Last year, in writing about my favorite films of 1998, I made some oblique comments about memory, and the idea that in putting pen to paper to recap favorite films of the year, one is in a sense “posting” a memory for later retrieval; and in so doing perhaps one is quite aware of what he or she wants to pack for the journey back. These comments were in no small part indebted to Richard Powers. This year, with the “odometric drift” into 2000 and all the hype that it has generated, these ideas seem all the more relevant as we try our best to somehow mark time’s passage, impossibly holding it still for a sentence or two. It’s become a habit.

First, the bad news:

There were several releases that disappointed this year including Egoyan’s Felicia’s Journey, Burton’s Sleepy Hollow, the long-awaited Lovers on the Bridge (save the famous, and wonderful, bicentennial fireworks sequence), Soderbergh’s The Limey, and American Beauty. Ok, maybe I’m cheating to say that American Beauty was a disappointment given that I didn’t have many expectations going in (“Isn’t he the guy that did that Nicole Kidman play on Broadway?”). It’s just that in the wake of all its critical success, among friends and foes, I’m left baffled (maybe as with my most over-rated vote for L.A. Confidential a ways back). Eyes Wide Shut (3) goes down as the most talked about and most quickly forgotten film of the year. Everyone had their take, including me, most of which found Kubrick more than a little detached and on the silly side. Despite, or (if I were to hedge my bets) because of, some of its indulgences, I found the project completely riveting, unfinished or not.

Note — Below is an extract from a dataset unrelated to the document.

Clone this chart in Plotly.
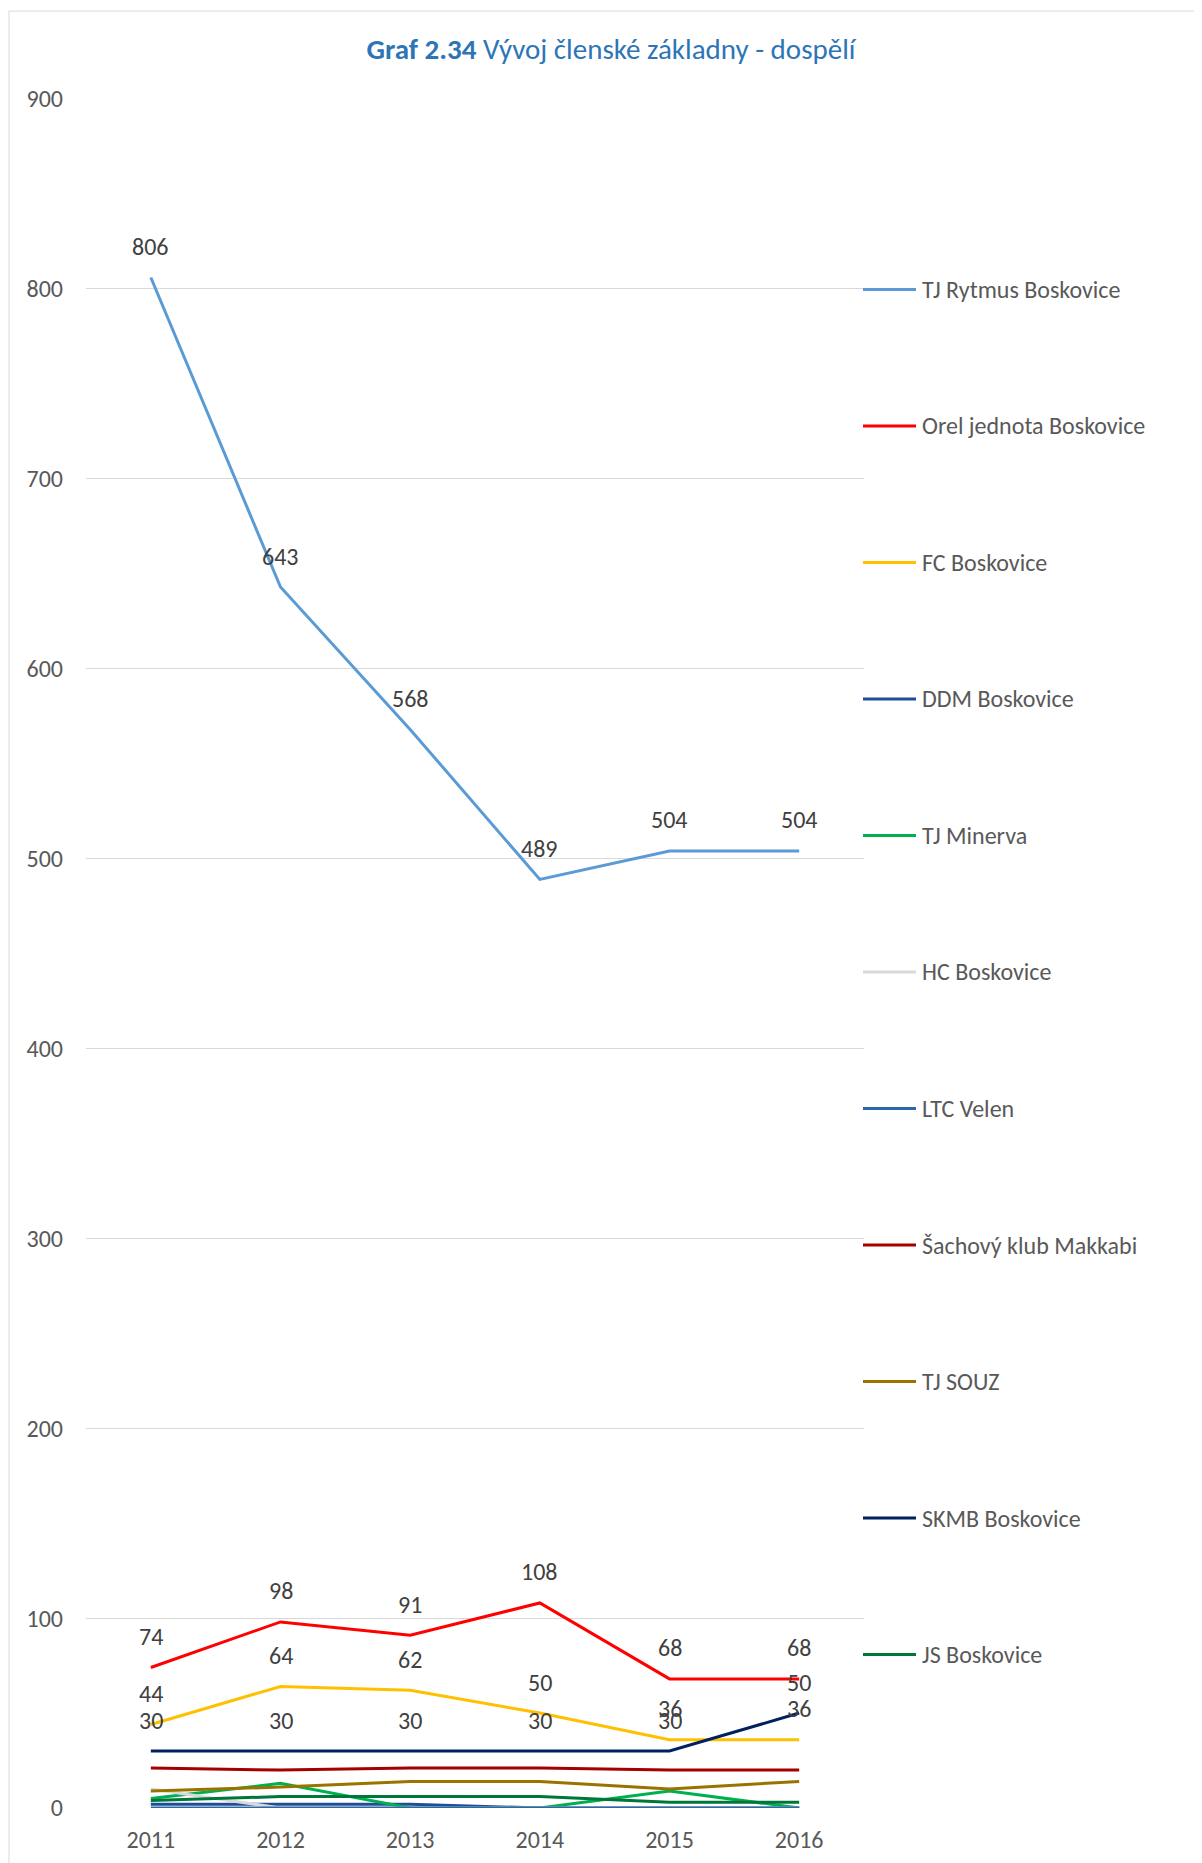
import plotly.graph_objects as go

years = ["2011", "2012", "2013", "2014", "2015", "2016"]

series_names = [
    "TJ Rytmus Boskovice", "Orel jednota Boskovice", "FC Boskovice", "DDM Boskovice",
    "TJ Minerva", "HC Boskovice", "LTC Velen", "Šachový klub Makkabi",
    "TJ SOUZ", "SKMB Boskovice", "JS Boskovice",
]

tj_rytmus = [806, 643, 568, 489, 504, 504]
orel = [74, 98, 91, 108, 68, 68]
fc = [44, 64, 62, 50, 36, 36]
ddm = [2, 2, 2, 0, 0, 0]
tj_minerva = [5, 13, 0, 0, 9, 0]
hc = [10, 0, 0, 0, 0, 0]
ltc_velen = [0, 0, 0, 0, 0, 0]
sachovy = [21, 20, 21, 21, 20, 20]
tj_souz = [9, 11, 14, 14, 10, 14]
skmb = [30, 30, 30, 30, 30, 50]
js = [4, 6, 6, 6, 3, 3]

series_values = [tj_rytmus, orel, fc, ddm, tj_minerva, hc, ltc_velen, sachovy, tj_souz, skmb, js]
series_colors = ["#5B9BD5", "#FF0000", "#FFC000", "#1F4E96", "#00B050", "#D9D9D9",
                 "#2E67A5", "#A50000", "#997300", "#002060", "#00773A"]
labeled = {"TJ Rytmus Boskovice", "Orel jednota Boskovice", "FC Boskovice", "SKMB Boskovice"}

FONT = "Calibri, Carlito, Lato, sans-serif"

# the page body has an 8px margin; work in screen pixels and convert
OFF = 8
W, H = 1202 - OFF, 1863 - OFF
L, R, T, B = 86 - OFF, 864 - OFF, 98.5 - OFF, 1808.5 - OFF


def px_x(p):
    return (p - OFF - L) / (R - L)


def px_y(p):
    return (B - (p - OFF)) / (B - T)


fig = go.Figure()

for name, vals, col in zip(series_names, series_values, series_colors):
    fig.add_trace(go.Scatter(
        x=years, y=vals, name=name, mode="lines",
        line=dict(color=col, width=3),
        showlegend=False, hoverinfo="x+y+name",
    ))

annotations = []
for name, vals in zip(series_names, series_values):
    if name in labeled:
        for i, yv in enumerate(vals):
            annotations.append(dict(
                x=i, y=yv, xref="x", yref="y", text=str(yv), showarrow=False,
                yshift=31, xanchor="center", yanchor="middle",
                font=dict(family=FONT, size=24, color="#404040"),
            ))

# legend (manual, to match spacing and symbol length)
shapes = []
leg_y0, leg_step = 289, 136.6
for i, (name, col) in enumerate(zip(series_names, series_colors)):
    yp = leg_y0 + i * leg_step
    shapes.append(dict(type="line", xref="paper", yref="paper",
                       x0=px_x(863), x1=px_x(916), y0=px_y(yp), y1=px_y(yp),
                       line=dict(color=col, width=3)))
    annotations.append(dict(x=px_x(920), y=px_y(yp), xref="paper", yref="paper",
                            text=name, showarrow=False, xanchor="left", yanchor="middle",
                            font=dict(family=FONT, size=24, color="#595959")))

# chart border
shapes.append(dict(type="rect", xref="paper", yref="paper",
                   x0=px_x(9), x1=px_x(1260), y0=px_y(1920), y1=px_y(10.5),
                   line=dict(color="#D9D9D9", width=1), fillcolor="rgba(0,0,0,0)", layer="below"))

fig.update_layout(
    width=W, height=H,
    margin=dict(l=L, r=W - R, t=T, b=H - B, autoexpand=False),
    paper_bgcolor="white", plot_bgcolor="white",
    title=dict(text="<b>Graf 2.34</b> Vývoj členské základny - dospělí",
               x=(611 - OFF) / W, xanchor="center", xref="container",
               y=1 - (49 - OFF) / H, yanchor="middle", yref="container",
               font=dict(family=FONT, size=29, color="#2E75B6")),
    xaxis=dict(type="category", range=[-0.5, 5.5], showgrid=False, showline=False,
               zeroline=False, ticks="", ticklabelstandoff=15,
               tickfont=dict(family=FONT, size=24, color="#595959")),
    yaxis=dict(range=[0, 900], dtick=100, showgrid=True, gridcolor="#D9D9D9", gridwidth=1,
               zeroline=False, showline=False, ticks="", ticklabelstandoff=22,
               tickfont=dict(family=FONT, size=24, color="#595959")),
    annotations=annotations, shapes=shapes, showlegend=False,
)

fig.write_html("out.html")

From the “but they were released last year” department:

Highest marks go to Malick’s Thin Red Line and the truly inspired Rushmore. Red Line sagged under its own weight a bit too often, but I didn’t care. It was a good piece to think about in conversation with Spielberg’s Saving Private Ryan, etc. but it was also fine to just experience it on its own terms. How is war best represented/translated? abstract? real? and what affords me the opportunity to even contemplate such things surrounded by stadium seating, low-sodium popcorn, and digital sound? Rushmore, in some ways equally mannered, proved to be a great, late discovery for me — an off-beat, touching story with quirky, sympathetic characters, and a rich take on loyalty, hard love, and life’s lessons. As a friend remarked, charming and smart at the same time; such a rare accomplishment in the midst of so many efforts that choose to forsake one for the other.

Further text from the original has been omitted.